The comments came one day after a top US envoy John Bolton warned Pyongyang's refusal to discuss its uranium enrichment program could derail the chances of finding a peaceful solution to the standoff.

"I think North Korea's unwillingness to discuss the uranium enrichment program could subvert President (George W.) Bush's determination for a peaceful diplomatic resolution of the North Korean issue," Bolton said Wednesday.

The two Koreas, the United States, China, Russia and Japan will meet in Beijing on February 25 in a second-round bid to resolve the 16-month standoff on Pyongyang's nuclear ambitions.

The first round ended inconclusively in Beijing in August last year.

South Korean Foreign Minister Ban Ki-Moon said Wednesday he hopes to see "visible and positive" progress -- such as a joint statement -- at the fresh round of six-way talks.

The crisis began in October 2002 when the United States said North Korea admitted to having run a secret nuclear weapons program based on enriched uranium in violation of a 1994 nuclear accord.

Pyongyang has denied the claims by Washington, while reactivating its once-frozen nuclear facilities producing weapons-grade plutonium.

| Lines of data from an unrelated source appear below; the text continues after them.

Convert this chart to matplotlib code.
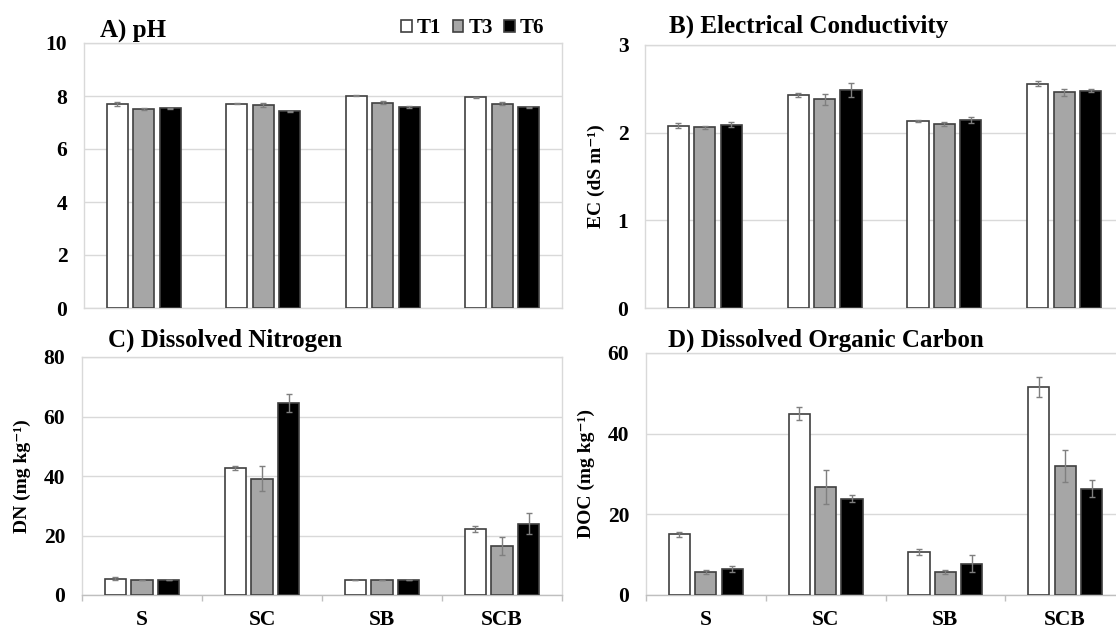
import numpy as np
import matplotlib.pyplot as plt

plt.rcParams['font.family'] = ['Liberation Serif', 'DejaVu Serif']
plt.rcParams['font.weight'] = 'bold'

sites = ['S', 'SC', 'SB', 'SCB']
times = ['T1', 'T3', 'T6']

ph = [[7.71, 7.52, 7.53], [7.71, 7.66, 7.42], [8.01, 7.75, 7.60], [7.95, 7.71, 7.57]]
ph_err = [[0.07, 0.03, 0.03], [0.03, 0.08, 0.03], [0.02, 0.06, 0.04], [0.01, 0.05, 0.02]]

ec = [[2.08, 2.06, 2.09], [2.43, 2.38, 2.49], [2.13, 2.10, 2.14], [2.56, 2.46, 2.48]]
ec_err = [[0.03, 0.02, 0.03], [0.025, 0.06, 0.08], [0.01, 0.025, 0.035], [0.027, 0.04, 0.02]]

dn = [[5.5, 5.0, 5.0], [42.6, 39.0, 64.6], [5.0, 5.0, 5.0], [22.2, 16.4, 24.0]]
dn_err = [[0.5, 0.1, 0.1], [0.7, 4.2, 3.0], [0.1, 0.1, 0.1], [0.9, 3.1, 3.4]]

doc = [[15.1, 5.7, 6.5], [44.9, 26.8, 23.9], [10.7, 5.7, 7.8], [51.5, 32.0, 26.4]]
doc_err = [[0.6, 0.6, 0.7], [1.6, 4.3, 0.9], [0.8, 0.6, 2.1], [2.5, 3.9, 2.0]]

colors = ['white', '#a6a6a6', 'black']
edge = '#404040'
grid_c = '#d9d9d9'

fig = plt.figure(figsize=(11.16, 6.3), dpi=100)
W, H = 1116, 630


def make_ax(l, t, r, b):
    return fig.add_axes([l / W, 1 - b / H, (r - l) / W, (b - t) / H])


axA = make_ax(84, 43, 562, 308)
axB = make_ax(645, 45, 1124, 308)
axC = make_ax(82, 357, 562, 595)
axD = make_ax(646, 353, 1125, 595)

panels = [
    (axA, ph, ph_err, 10, 2, 'A) pH', None, (0.033, 1.02)),
    (axB, ec, ec_err, 3, 1, 'B) Electrical Conductivity', 'EC (dS m⁻¹)', (0.05, 1.046)),
    (axC, dn, dn_err, 80, 20, 'C) Dissolved Nitrogen', 'DN (mg kg⁻¹)', (0.054, 1.042)),
    (axD, doc, doc_err, 60, 20, 'D) Dissolved Organic Carbon', 'DOC (mg kg⁻¹)', (0.046, 1.025)),
]

x = np.arange(len(sites))
width = 0.177
step = 0.221

for ax, vals, errs, ymax, ystep, title, ylabel, tpos in panels:
    vals = np.array(vals)
    errs = np.array(errs)
    for i, t in enumerate(times):
        ax.bar(x + (i - 1) * step, vals[:, i], width, color=colors[i],
               edgecolor=edge, linewidth=1.2, label=t, zorder=3,
               yerr=errs[:, i], capsize=2.5,
               error_kw=dict(ecolor='#7f7f7f', elinewidth=1, capthick=1, zorder=4))
    ax.set_xlim(-0.5, 3.5)
    ax.set_ylim(0, ymax)
    ax.set_yticks(np.arange(0, ymax + 0.01, ystep))
    ax.yaxis.grid(True, color=grid_c, linewidth=1, zorder=0)
    ax.set_axisbelow(True)
    for s in ax.spines.values():
        s.set_color(grid_c)
        s.set_linewidth(1)
    ax.tick_params(axis='y', length=0, pad=12, labelsize=15.5)
    ax.text(tpos[0], tpos[1], title, transform=ax.transAxes, fontsize=18,
            fontweight='bold', ha='left', va='baseline')
    if ylabel:
        ax.set_ylabel(ylabel, fontsize=14, fontweight='bold', labelpad=9)

for ax in (axA, axB):
    ax.set_xticks([])

for ax in (axC, axD):
    ax.spines['bottom'].set_color('#bfbfbf')
    ax.set_xticks(x)
    ax.set_xticklabels(sites, fontsize=15.5, fontweight='bold')
    ax.tick_params(axis='x', which='major', length=0, pad=11)
    ax.set_xticks(np.arange(-0.5, 3.6, 1), minor=True)
    ax.tick_params(axis='x', which='minor', length=4, color='#bfbfbf', width=1)

axA.legend(loc='center right', bbox_to_anchor=(0.985, 1.055), ncol=3, frameon=False,
           handlelength=0.5, handleheight=0.5, handletextpad=0.25,
           columnspacing=0.55, borderpad=0, prop={'weight': 'bold', 'size': 15})

fig.savefig('out.png', dpi=100)
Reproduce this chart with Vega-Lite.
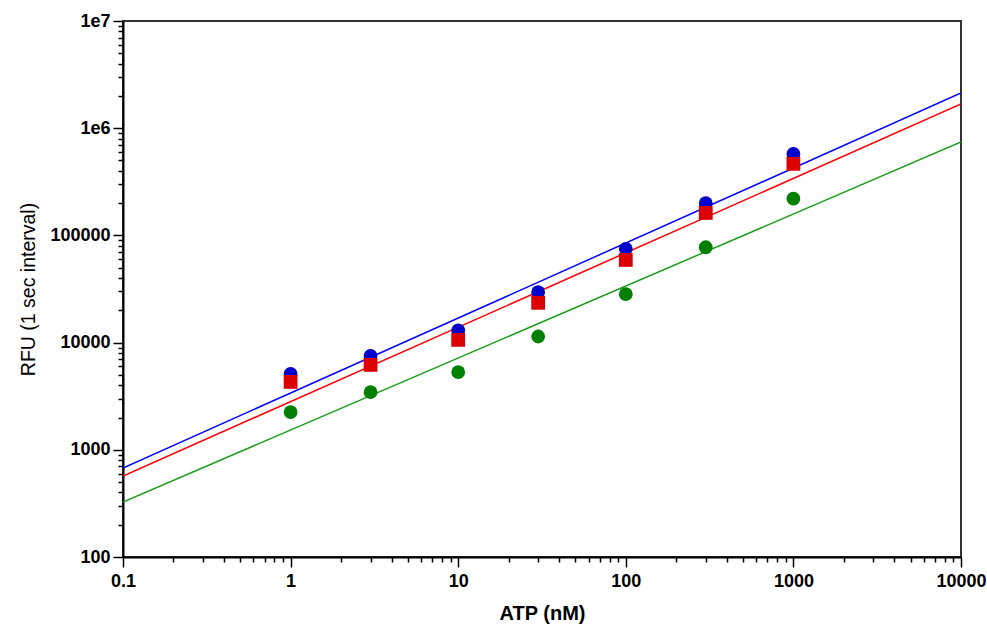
{
  "$schema": "https://vega.github.io/schema/vega-lite/v6.json",
  "autosize": "none",
  "width": 838,
  "height": 536,
  "padding": {"left": 123, "top": 21, "right": 26, "bottom": 75},
  "background": "white",
  "config": {
    "view": {"stroke": "#333333", "strokeWidth": 2},
    "axis": {"grid": false, "labelFont": "Liberation Sans", "titleFont": "Liberation Sans", "labelColor": "black", "titleColor": "black", "tickColor": "black", "domainColor": "black"}
  },
  "datasets": {
    "lines": [
      {"series": "blue", "atp": 0.1, "rfu": 676},
      {"series": "blue", "atp": 10000, "rfu": 2130000},
      {"series": "red", "atp": 0.1, "rfu": 570},
      {"series": "red", "atp": 10000, "rfu": 1680000},
      {"series": "green", "atp": 0.1, "rfu": 326},
      {"series": "green", "atp": 10000, "rfu": 743000}
    ],
    "points": [
      {"series": "blue", "atp": 1, "rfu": 5100},
      {"series": "blue", "atp": 3, "rfu": 7500},
      {"series": "blue", "atp": 10, "rfu": 13000},
      {"series": "blue", "atp": 30, "rfu": 29500},
      {"series": "blue", "atp": 100, "rfu": 75000},
      {"series": "blue", "atp": 300, "rfu": 200000},
      {"series": "blue", "atp": 1000, "rfu": 575000},
      {"series": "red", "atp": 1, "rfu": 4300},
      {"series": "red", "atp": 3, "rfu": 6200},
      {"series": "red", "atp": 10, "rfu": 10600},
      {"series": "red", "atp": 30, "rfu": 23500},
      {"series": "red", "atp": 100, "rfu": 59000},
      {"series": "red", "atp": 300, "rfu": 162000},
      {"series": "red", "atp": 1000, "rfu": 465000},
      {"series": "green", "atp": 1, "rfu": 2250},
      {"series": "green", "atp": 3, "rfu": 3450},
      {"series": "green", "atp": 10, "rfu": 5300},
      {"series": "green", "atp": 30, "rfu": 11400},
      {"series": "green", "atp": 100, "rfu": 28300},
      {"series": "green", "atp": 300, "rfu": 77500},
      {"series": "green", "atp": 1000, "rfu": 220000}
    ]
  },
  "layer": [
    {
      "data": {"name": "lines"},
      "mark": {"type": "line", "strokeWidth": 1.5, "clip": true},
      "encoding": {
        "x": {"field": "atp", "type": "quantitative",
          "scale": {"type": "log", "domain": [0.1, 10000], "nice": false},
          "axis": {"orient": "bottom", "values": [0.1, 1, 10, 100, 1000, 10000], "labelExpr": "format(datum.value, '~g')",
            "tickSize": 10, "tickWidth": 1.5, "domainWidth": 2, "labelFontSize": 18, "labelFontWeight": "bold", "labelPadding": 5,
            "labelFlush": false, "labelOverlap": false, "labelBound": false,
            "title": "ATP (nM)", "titleFontSize": 20, "titleFontWeight": "bold", "titlePadding": 13}},
        "y": {"field": "rfu", "type": "quantitative",
          "scale": {"type": "log", "domain": [100, 10000000], "nice": false},
          "axis": {"orient": "left", "values": [100, 1000, 10000, 100000, 1000000, 10000000],
            "labelExpr": "datum.value >= 1000000 ? '1e' + round(log(datum.value)/LN10) : format(datum.value, 'd')",
            "tickSize": 10, "tickWidth": 1.5, "domainWidth": 2, "labelFontSize": 18, "labelFontWeight": "bold", "labelPadding": 3,
            "labelFlush": false, "labelOverlap": false, "labelBound": false,
            "title": "RFU (1 sec interval)", "titleFontSize": 19.5, "titleFontWeight": "normal", "titlePadding": 11}},
        "color": {"field": "series", "type": "nominal",
          "scale": {"domain": ["blue", "red", "green"], "range": ["#0000ff", "#ff0000", "#1a9e1a"]}, "legend": null},
        "detail": {"field": "series"}
      }
    },
    {
      "data": {"name": "points"},
      "mark": {"type": "point", "filled": true, "opacity": 1, "size": 190},
      "encoding": {
        "x": {"field": "atp", "type": "quantitative",
          "scale": {"type": "log", "domain": [0.1, 10000], "nice": false},
          "axis": {"orient": "bottom", "values": [0.2, 0.3, 0.4, 0.5, 0.6, 0.7, 0.8, 0.9, 2, 3, 4, 5, 6, 7, 8, 9, 20, 30, 40, 50, 60, 70, 80, 90, 200, 300, 400, 500, 600, 700, 800, 900, 2000, 3000, 4000, 5000, 6000, 7000, 8000, 9000],
            "labels": false, "domain": false, "tickSize": 5, "tickWidth": 1.5, "title": null}},
        "y": {"field": "rfu", "type": "quantitative",
          "scale": {"type": "log", "domain": [100, 10000000], "nice": false},
          "axis": {"orient": "left", "values": [200, 300, 400, 500, 600, 700, 800, 900, 2000, 3000, 4000, 5000, 6000, 7000, 8000, 9000, 20000, 30000, 40000, 50000, 60000, 70000, 80000, 90000, 200000, 300000, 400000, 500000, 600000, 700000, 800000, 900000, 2000000, 3000000, 4000000, 5000000, 6000000, 7000000, 8000000, 9000000],
            "labels": false, "domain": false, "tickSize": 5, "tickWidth": 1.5, "title": null}},
        "color": {"field": "series", "type": "nominal",
          "scale": {"domain": ["blue", "red", "green"], "range": ["#0000cc", "#dd0000", "#008000"]}, "legend": null},
        "shape": {"field": "series", "type": "nominal",
          "scale": {"domain": ["blue", "red", "green"], "range": ["circle", "square", "circle"]}, "legend": null}
      }
    }
  ],
  "resolve": {"axis": {"x": "independent", "y": "independent"}, "scale": {"color": "independent"}}
}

Washington wants Pyongyang to abandon all nuclear development, including the alleged enrichment uranium program, in a verifiable and irreversible manner.

But North Korea has only offered to freeze its plutonium-producing facilities if it gets US concessions, including a resumption of energy aid to Pyongyang.

Pyongyang already has one or two crude nuclear bombs made from plutonium diverted from its main nuclear complex at Yongbyon, 90 kilometres (50 miles) north of Pyongyang, before 1994, according to US intelligence.